Never had I been so impressed with General Morgan's remarkable genius—his wonderful faculty of anticipating the exact effect his action would have upon all other men and of calculating their action—his singular power of arriving at a correct estimate of the nature and capacities of a country, which he knew only by maps and the most general description—and the perfect accuracy with which he could foretell the main incidents of a march and campaign—as when he would briefly sketch his plan of that raid. All who heard him felt that he was right in the main, and although some of us were filled with a grave apprehension, from the first, we felt an inconsistent confidence when listening to him. He did not disguise from himself the great dangers he encountered, but was sanguine of success. As it turned out, only the unprecedented rise in the Ohio caused his capture—he had avoided or had cut his way through all other dangers.
On the 11th of June, the division marched from Alexandria to the Cumberland and crossed the river not far from the little town of Rome. General Morgan desired to attack the Federal force stationed at Carthage, and strongly fortified. General Bragg had authorized him to do so.
The division encamped two or three miles from the northern bank of the river, and not far from the turnpike which runs from Carthage to Hartsville. Information had been received that the mail passed on this road twice or three times a week, guarded by a small escort, and that comfortably lined sutlers' wagons sometimes accompanied the cavalcade for the benefit of the protection the escort afforded. Colonel Ward was sent, with two or three companies of his regiment, to a point on the pike some eight miles from Carthage, and two or three from our encampment. He reached it just before sundown, and shortly afterward the mail train, accompanied by several sutlers' wagons, and under charge of an escort eighty or a hundred strong, came by, no one apparently suspecting the slightest danger, and all keeping careless watch. When the procession came opposite to where Colonel Ward had posted his men (some seventy yards from the road), the Colonel gave the order to fire in a loud voice. At the unexpected command, which so suddenly indicated danger, mail-carriers, sutlers, and guard halted in amazement, and when the answering volley broke upon them, they went in every direction in the wildest confusion. Not a shot was fired in return, but the escort manifested plainly that it felt a very inferior degree of interest in the integrity of postal affairs.
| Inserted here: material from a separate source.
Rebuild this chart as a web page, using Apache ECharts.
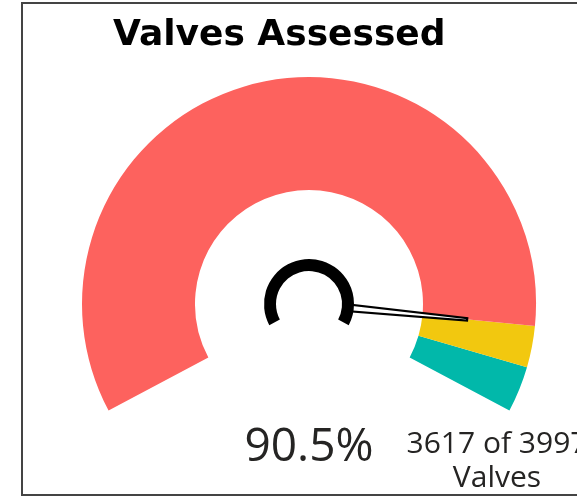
<!DOCTYPE html>
<html>
<head>
<meta charset="utf-8">
<script src="https://cdn.jsdelivr.net/npm/echarts@6/dist/echarts.min.js"></script>
<style>
  html, body { margin: 0; padding: 0; background: #fff; overflow: hidden; }
  #frame {
    position: absolute; left: 21px; top: 2px; width: 640px; height: 490px;
    border: 2px solid #444;
  }
  #chart { position: absolute; left: 0; top: 0; width: 577px; height: 498px; }
</style>
</head>
<body>
<div id="frame"></div>
<div id="chart"></div>
<script>
// data
const assessed = [3617];
const total = [3997];
const bandStops = [0.905, 0.95, 1];
const bandColors = ['#FD625E', '#F2C80F', '#01B8AA'];

const pct = assessed[0] / total[0] * 100;

const myChart = echarts.init(document.getElementById('chart'), null, { renderer: 'canvas' });

const center = [309, 304];
const startAngle = 208;
const endAngle = -28;

const option = {
  animation: false,
  title: {
    text: 'Valves Assessed',
    left: 108,
    top: 13,
    textStyle: {
      fontFamily: 'DejaVu Sans, sans-serif',
      fontWeight: 'bold',
      fontSize: 36,
      color: '#000'
    }
  },
  series: [
    {
      type: 'gauge',
      center: center,
      radius: 227,
      startAngle: startAngle,
      endAngle: endAngle,
      min: 0,
      max: 100,
      z: 2,
      axisLine: {
        lineStyle: {
          width: 113,
          color: bandStops.map((s, i) => [s, bandColors[i]])
        }
      },
      splitLine: { show: false },
      axisTick: { show: false },
      axisLabel: { show: false },
      pointer: {
        icon: 'path://M3.5 0 L6.5 0 L10 100 L0 100 Z',
        length: '70%',
        width: 8,
        itemStyle: { color: '#fff', borderColor: '#000', borderWidth: 2.2 }
      },
      anchor: {
        show: true,
        showAbove: true,
        size: 70,
        itemStyle: { color: '#fff', borderWidth: 0 }
      },
      detail: {
        offsetCenter: [0, 144],
        formatter: v => v.toFixed(1) + '%',
        fontFamily: 'Open Sans, sans-serif',
        fontWeight: 'normal',
        fontSize: 46,
        color: '#252423'
      },
      title: {
        offsetCenter: [188, 157],
        fontFamily: 'Open Sans, sans-serif',
        fontSize: 30,
        lineHeight: 34,
        color: '#252423'
      },
      data: [{ value: pct, name: assessed[0] + ' of ' + total[0] + '\nValves' }]
    },
    {
      type: 'gauge',
      center: center,
      radius: 45,
      startAngle: startAngle,
      endAngle: endAngle,
      z: 5,
      axisLine: { lineStyle: { width: 12, color: [[1, '#000']] } },
      splitLine: { show: false },
      axisTick: { show: false },
      axisLabel: { show: false },
      pointer: { show: false },
      detail: { show: false },
      title: { show: false },
      data: [{ value: 0 }]
    }
  ]
};

myChart.setOption(option);
</script>
</body>
</html>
Few prisoners were taken, but the mail and the wagons were secured. In one of the latter, a corpulent sutler was found, wedged in a corner, and much alarmed. He was past speaking when drawn out, but faintly signed that a bottle he had in his pocket should be placed to his lips.
That evening a staff officer arrived from General Bragg with orders to General Morgan. He was instructed to make no attack upon Carthage, but to march as rapidly as possible to Monticello, and strive to intercept a Federal raiding party which had broken into East Tennessee, under Brigadier General Saunders, and was threatening Knoxville. Upon the next morning, consequently, we recrossed the Cumberland and marched in the direction ordered. After passing through Gainesboro', we got into a very rugged country and upon the very worst roads. At Livingston we were overtaken by a tremendous rain, which lasted for two or three days, and rendered the road almost impassable for artillery. This retarded our march very greatly, and we arrived at Albany three days later than we would otherwise have done, to learn that the enemy had already passed out of East Tennessee by way of Jamestown.
The second brigade was encamped in Turkey-neck Bend of the Cumberland river, some fifteen miles in direct line from Burkesville. The first brigade was encamped along the river, from a point opposite Burkesville to Irish Bottom. The division remained here for three or four days, awaiting the return of General Morgan, who had left us at the recrossing of the Cumberland to go to McMinnville and hurry forward some supplies and ammunition. These stores were hauled to our camp in six wagons, which had nearly not gotten to us at all. The heavy rains which had so retarded the march of the division to Albany, had made the roads which these wagons had traveled perfect quagmires. When they reached the Obie and Wolf rivers, which are six miles apart at the points where the road from Sparta to Monticello crosses them, they met with a very discouraging sight. These little rushing mountain streams were much swollen and too deep for any kind of fording. General Morgan instructed his Acting Inspector, Captain D.R. Williams, an officer of great energy, to have the wagons taken to pieces, and stowed, with their contents, in canoes, and so ferried across. In this manner, all were crossed in a single night. The mules were made to swim.
On the 2nd of July, the crossing of the Cumberland began, the first brigade crossing at Burkesville and Scott's ferry, two miles above, and the second crossing at Turkey-neck Bend. The river was out of its banks, and running like a mill-race. The first brigade had, with which to cross the men and their accouterments, and artillery, only two crazy little flats, that seemed ready to sink under the weight of a single man, and two or three canoes. Colonel Johnson was not even so well provided. The horses were made to swim.